Precise in-situ detection of adsorption kinetics based on fiber-optic sensing with a Y-shaped batch vessel

Abstract

Batch adsorption is very important for characterization, screening and industrial applications. In this paper, a new Y-shaped absorption vessel with an incorporated membrane was designed and combined with a fiber-optic sensing spectrometer to realize in-situ automatic measurement of liquid-phase kinetics in batch adsorption. The main parameters which affect the mass transfer such as geometric sizes of the vessel and pore size of membranes were investigated.

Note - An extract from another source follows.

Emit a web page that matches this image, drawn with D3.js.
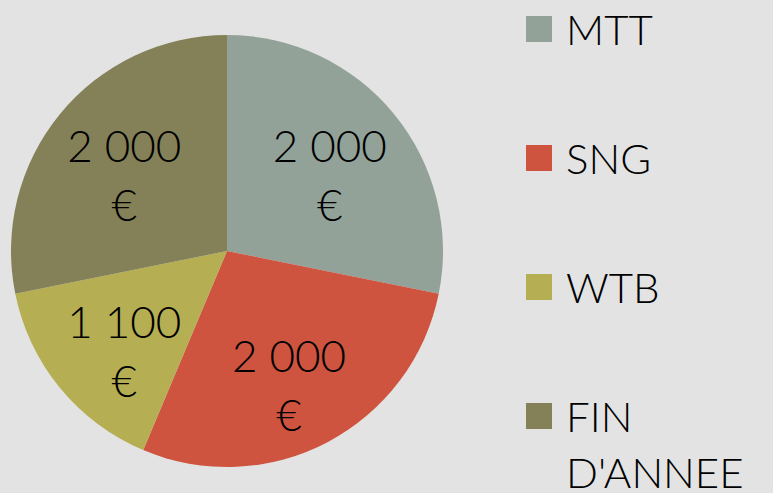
<!DOCTYPE html>
<html>
<head>
<meta charset="utf-8">
<script src="https://cdn.jsdelivr.net/npm/d3@7"></script>
<style>
  html, body { margin: 0; padding: 0; background: #e3e3e3; }
  svg { display: block; font-family: Lato, 'Noto Sans', sans-serif; font-weight: 300; }
</style>
</head>
<body>
<svg width="773" height="493"></svg>
<script>
const categories = ['MTT', 'SNG', 'WTB', "FIN D'ANNEE"]
const values = [2000, 2000, 1100, 2000]
const colors = ['#93a299', '#cf543f', '#b5ae53', '#848058']
const legendLines = [['MTT'], ['SNG'], ['WTB'], ['FIN', "D'ANNEE"]]

const svg = d3.select('svg')
const center = { x: 227, y: 251 }
const radius = 216

const data = categories.map((c, i) => ({ name: c, value: values[i], color: colors[i], lines: legendLines[i] }))

const pie = d3.pie().sort(null).value((d) => d.value) // start at 12 o'clock, clockwise
const arcs = pie(data)

const arc = d3.arc().innerRadius(0).outerRadius(radius)
const labelArc = d3.arc().innerRadius(radius * 0.64).outerRadius(radius * 0.64)

const fmt = (v) => d3.format(',')(v).replace(/,/g, ' ')

const g = svg.append('g')
  .attr('transform', 'translate(' + center.x + ',' + center.y + ')')

g.selectAll('path')
  .data(arcs)
  .join('path')
    .attr('d', arc)
    .attr('fill', (d) => d.data.color)

// value labels, wrapped on two lines like the original
const labels = g.selectAll('text.val')
  .data(arcs)
  .join('text')
    .attr('class', 'val')
    .attr('text-anchor', 'middle')
    .attr('font-size', 44)
    .attr('fill', '#000')
    .attr('transform', (d) => {
      const [x, y] = labelArc.centroid(d)
      return 'translate(' + (x * 0.96) + ',' + (y + 12) + ')'
    })

labels.append('tspan').attr('x', 0).attr('y', -13).text((d) => fmt(d.data.value))
labels.append('tspan').attr('x', 0).attr('y', 46).text('€')

// legend
const legendX = 526
const legendTop = 29
const legendStep = 129

const leg = svg.append('g')
  .selectAll('g')
  .data(data)
  .join('g')
    .attr('transform', (d, i) => 'translate(' + legendX + ',' + (legendTop + i * legendStep) + ')')

leg.append('rect')
  .attr('x', 0)
  .attr('y', -13)
  .attr('width', 26)
  .attr('height', 26)
  .attr('fill', (d) => d.color)

leg.append('text')
  .attr('font-size', 42)
  .attr('fill', '#000')
  .selectAll('tspan')
  .data((d) => d.lines)
  .join('tspan')
    .attr('x', 40)
    .attr('y', (d, i) => 16 + i * 56)
    .text((d) => d)
</script>
</body>
</html>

Compared with the adsorption bag and the traditional adsorption modes, the adsorption rate of the Y-shaped absorption vessel was in the first 5 hours of the adsorption of rutin on the macroporous resin by the in-situ method. Additionally, the adsorption rate of the Y-shaped adsorption vessel was closer to that of traditional adsorption. When the adsorption reached equilibrium, the equilibrium adsorption capacity of two modes were practically equal. The pseudo-second-order kinetic model accurately express the adsorption mechanism of rutin on the macroporous resin. The results show that the Y-shaped adsorption vessel improved the accuracy of the adsorption measurements and solve the problem of poor mass transfer caused by adsorption bag. This approach provides an in-situ, automatic and accurate method for batch processing and the screening of adsorbents.